┌──
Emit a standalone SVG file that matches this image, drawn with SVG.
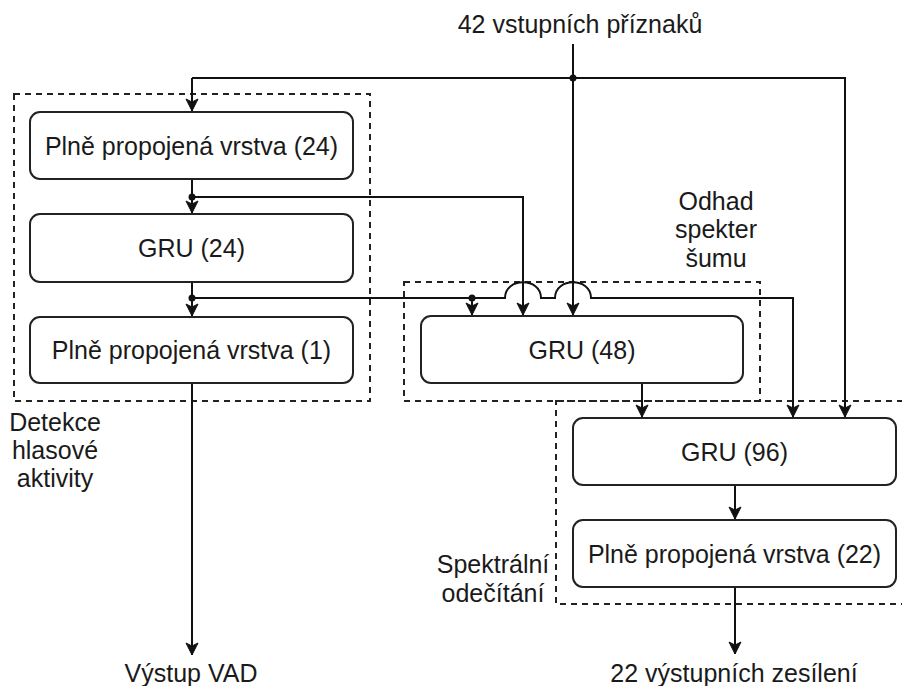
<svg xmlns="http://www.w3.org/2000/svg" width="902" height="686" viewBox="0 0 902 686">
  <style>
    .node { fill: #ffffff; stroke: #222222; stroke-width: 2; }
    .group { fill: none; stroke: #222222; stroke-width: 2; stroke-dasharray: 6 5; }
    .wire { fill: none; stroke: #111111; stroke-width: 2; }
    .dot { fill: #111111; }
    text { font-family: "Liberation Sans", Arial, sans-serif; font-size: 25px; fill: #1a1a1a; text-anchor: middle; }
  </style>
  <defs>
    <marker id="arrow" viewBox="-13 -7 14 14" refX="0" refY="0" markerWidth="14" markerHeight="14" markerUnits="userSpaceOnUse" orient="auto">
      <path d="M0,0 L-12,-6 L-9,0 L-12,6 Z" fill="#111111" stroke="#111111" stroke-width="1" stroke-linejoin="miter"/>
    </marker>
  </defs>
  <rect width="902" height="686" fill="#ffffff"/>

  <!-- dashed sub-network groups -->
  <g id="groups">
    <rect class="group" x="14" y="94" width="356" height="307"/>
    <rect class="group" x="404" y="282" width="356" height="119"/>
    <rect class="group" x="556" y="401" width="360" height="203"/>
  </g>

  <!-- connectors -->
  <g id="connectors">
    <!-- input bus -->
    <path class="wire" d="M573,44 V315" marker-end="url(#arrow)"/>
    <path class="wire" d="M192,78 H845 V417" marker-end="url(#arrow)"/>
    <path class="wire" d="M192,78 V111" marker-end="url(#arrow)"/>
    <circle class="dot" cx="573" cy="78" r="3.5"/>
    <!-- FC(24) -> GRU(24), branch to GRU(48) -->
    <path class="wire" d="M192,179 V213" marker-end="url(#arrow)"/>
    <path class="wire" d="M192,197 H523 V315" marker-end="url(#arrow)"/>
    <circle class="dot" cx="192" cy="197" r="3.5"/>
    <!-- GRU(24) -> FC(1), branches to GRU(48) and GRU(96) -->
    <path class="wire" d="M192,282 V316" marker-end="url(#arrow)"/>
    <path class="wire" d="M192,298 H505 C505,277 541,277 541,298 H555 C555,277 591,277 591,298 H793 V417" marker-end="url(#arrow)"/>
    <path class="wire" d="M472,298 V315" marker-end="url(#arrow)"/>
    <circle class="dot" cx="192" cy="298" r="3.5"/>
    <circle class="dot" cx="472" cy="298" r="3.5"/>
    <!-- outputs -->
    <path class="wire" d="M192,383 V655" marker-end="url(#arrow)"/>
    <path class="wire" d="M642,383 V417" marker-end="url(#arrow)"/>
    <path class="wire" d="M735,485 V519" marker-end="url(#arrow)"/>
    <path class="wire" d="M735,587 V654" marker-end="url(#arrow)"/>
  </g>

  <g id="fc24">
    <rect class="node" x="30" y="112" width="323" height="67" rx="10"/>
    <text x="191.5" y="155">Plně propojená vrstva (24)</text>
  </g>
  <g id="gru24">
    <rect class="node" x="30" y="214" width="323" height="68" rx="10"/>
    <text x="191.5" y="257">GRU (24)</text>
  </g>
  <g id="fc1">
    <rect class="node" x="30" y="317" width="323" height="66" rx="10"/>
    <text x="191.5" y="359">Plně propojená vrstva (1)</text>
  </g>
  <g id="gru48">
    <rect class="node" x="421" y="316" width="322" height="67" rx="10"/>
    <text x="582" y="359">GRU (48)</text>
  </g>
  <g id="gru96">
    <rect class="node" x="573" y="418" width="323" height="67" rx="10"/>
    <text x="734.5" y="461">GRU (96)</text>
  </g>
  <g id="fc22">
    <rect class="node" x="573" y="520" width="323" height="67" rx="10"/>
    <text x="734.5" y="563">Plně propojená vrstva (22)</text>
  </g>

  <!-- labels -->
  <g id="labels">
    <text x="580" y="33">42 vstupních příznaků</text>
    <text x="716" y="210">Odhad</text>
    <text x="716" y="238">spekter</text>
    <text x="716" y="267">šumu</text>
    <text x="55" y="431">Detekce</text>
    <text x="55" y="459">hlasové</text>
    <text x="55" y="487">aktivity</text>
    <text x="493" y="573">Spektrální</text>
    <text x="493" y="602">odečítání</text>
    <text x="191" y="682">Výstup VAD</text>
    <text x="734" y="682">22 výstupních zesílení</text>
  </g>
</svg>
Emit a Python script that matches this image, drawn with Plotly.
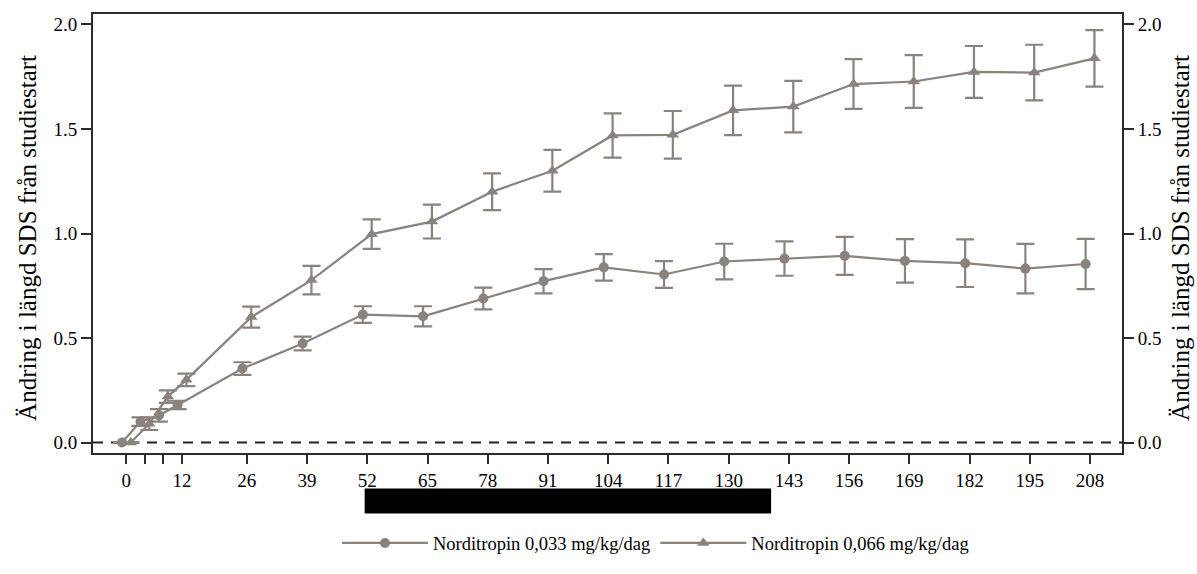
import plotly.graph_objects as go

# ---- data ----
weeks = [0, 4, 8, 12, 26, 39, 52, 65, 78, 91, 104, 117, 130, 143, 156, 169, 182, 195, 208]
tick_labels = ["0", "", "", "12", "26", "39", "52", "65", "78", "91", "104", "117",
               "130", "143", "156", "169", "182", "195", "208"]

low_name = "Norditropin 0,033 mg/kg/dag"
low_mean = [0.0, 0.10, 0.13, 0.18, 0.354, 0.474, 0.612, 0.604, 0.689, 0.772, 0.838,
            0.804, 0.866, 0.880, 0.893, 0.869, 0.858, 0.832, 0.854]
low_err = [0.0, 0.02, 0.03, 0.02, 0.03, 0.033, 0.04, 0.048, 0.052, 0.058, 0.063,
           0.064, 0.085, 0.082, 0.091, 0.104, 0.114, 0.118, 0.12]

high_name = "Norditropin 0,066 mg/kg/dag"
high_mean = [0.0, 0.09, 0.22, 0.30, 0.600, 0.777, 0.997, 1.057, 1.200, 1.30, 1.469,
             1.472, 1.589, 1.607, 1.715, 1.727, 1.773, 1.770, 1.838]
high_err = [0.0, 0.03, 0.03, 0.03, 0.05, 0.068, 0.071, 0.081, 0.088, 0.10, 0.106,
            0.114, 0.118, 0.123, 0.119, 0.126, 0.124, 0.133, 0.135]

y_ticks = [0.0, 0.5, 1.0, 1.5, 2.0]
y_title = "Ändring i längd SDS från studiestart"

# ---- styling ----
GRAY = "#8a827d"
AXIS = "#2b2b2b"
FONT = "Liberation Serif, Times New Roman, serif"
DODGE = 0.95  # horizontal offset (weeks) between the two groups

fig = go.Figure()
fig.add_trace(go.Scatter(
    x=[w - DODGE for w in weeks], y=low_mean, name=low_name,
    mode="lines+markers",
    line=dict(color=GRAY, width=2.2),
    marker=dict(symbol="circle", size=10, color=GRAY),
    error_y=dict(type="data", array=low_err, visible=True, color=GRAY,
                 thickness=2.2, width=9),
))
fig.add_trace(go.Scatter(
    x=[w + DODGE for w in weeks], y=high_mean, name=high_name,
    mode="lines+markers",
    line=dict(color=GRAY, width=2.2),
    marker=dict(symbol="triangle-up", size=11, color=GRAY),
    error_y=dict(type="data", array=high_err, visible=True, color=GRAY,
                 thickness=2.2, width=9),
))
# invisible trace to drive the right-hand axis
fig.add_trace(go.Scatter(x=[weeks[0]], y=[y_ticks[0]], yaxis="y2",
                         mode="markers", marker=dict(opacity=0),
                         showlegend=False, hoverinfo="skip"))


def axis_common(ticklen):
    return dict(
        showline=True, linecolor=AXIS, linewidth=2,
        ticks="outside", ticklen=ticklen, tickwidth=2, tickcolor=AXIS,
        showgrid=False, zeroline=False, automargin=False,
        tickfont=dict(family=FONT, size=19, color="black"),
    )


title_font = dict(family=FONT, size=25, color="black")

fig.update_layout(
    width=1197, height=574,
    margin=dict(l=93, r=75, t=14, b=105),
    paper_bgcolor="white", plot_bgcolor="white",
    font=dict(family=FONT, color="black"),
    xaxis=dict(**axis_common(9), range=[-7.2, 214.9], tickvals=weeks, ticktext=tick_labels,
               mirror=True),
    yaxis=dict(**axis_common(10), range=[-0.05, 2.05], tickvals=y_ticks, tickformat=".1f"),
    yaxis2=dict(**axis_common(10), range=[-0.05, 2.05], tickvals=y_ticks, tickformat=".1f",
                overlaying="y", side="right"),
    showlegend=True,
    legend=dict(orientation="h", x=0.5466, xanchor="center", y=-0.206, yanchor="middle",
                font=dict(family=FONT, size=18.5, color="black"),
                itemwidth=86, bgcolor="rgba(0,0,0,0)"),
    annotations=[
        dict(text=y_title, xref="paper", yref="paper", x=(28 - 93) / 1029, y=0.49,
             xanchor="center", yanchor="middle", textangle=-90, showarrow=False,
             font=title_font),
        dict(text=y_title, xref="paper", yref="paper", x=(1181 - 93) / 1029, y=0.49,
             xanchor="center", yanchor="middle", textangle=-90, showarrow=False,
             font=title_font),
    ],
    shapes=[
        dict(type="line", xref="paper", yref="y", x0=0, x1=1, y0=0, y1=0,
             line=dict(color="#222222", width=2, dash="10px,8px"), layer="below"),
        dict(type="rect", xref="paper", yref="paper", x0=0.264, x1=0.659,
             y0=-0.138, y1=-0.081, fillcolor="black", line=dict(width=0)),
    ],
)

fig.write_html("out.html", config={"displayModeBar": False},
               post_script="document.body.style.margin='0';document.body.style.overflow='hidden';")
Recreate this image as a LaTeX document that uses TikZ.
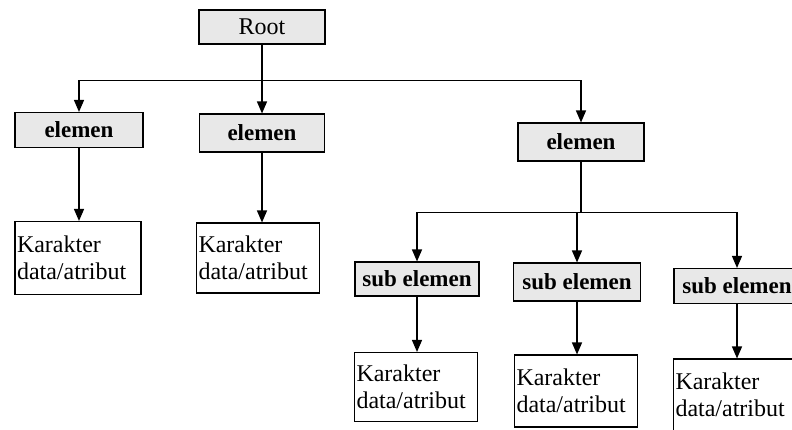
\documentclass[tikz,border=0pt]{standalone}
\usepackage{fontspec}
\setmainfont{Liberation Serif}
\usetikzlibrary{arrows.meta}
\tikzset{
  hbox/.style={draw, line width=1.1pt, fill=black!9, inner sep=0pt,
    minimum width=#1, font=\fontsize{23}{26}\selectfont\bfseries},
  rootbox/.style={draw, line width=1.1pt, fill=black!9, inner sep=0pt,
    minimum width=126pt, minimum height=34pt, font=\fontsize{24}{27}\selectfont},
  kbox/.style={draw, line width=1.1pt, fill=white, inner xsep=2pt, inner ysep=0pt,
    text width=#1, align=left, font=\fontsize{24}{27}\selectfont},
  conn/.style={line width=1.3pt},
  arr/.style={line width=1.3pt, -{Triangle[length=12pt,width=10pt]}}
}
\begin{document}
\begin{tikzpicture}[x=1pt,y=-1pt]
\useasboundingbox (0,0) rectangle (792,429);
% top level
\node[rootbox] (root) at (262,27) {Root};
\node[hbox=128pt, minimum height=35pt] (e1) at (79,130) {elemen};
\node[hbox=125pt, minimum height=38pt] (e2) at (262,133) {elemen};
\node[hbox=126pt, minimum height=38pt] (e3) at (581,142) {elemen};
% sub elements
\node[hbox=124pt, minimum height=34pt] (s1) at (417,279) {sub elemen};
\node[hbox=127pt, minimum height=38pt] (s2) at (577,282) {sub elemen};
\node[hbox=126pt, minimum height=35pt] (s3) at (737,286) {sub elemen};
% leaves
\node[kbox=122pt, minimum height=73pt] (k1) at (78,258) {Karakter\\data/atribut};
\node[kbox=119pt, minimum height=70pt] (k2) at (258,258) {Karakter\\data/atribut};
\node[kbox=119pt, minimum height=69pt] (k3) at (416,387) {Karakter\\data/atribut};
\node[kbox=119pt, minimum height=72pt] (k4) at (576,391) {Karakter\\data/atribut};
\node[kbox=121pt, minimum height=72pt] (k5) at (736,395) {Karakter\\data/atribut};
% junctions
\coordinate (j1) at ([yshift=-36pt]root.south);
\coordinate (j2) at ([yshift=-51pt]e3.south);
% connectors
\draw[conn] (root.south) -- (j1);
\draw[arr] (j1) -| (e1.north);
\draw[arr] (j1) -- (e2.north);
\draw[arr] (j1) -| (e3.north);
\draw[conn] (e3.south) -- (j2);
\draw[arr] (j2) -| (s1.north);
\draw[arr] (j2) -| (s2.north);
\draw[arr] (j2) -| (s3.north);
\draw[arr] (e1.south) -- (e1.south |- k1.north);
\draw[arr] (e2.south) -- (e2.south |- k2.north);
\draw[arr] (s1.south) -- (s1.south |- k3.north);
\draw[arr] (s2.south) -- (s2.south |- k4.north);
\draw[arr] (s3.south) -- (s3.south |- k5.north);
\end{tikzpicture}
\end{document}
└──
Identify which lines contain the word "this" and copy each one.

Emit a standalone SVG file that matches this image, drawn with SVG.
Emit a Python script that matches this image, drawn with Plotly.
Recreate this image as a LaTeX document that uses TikZ.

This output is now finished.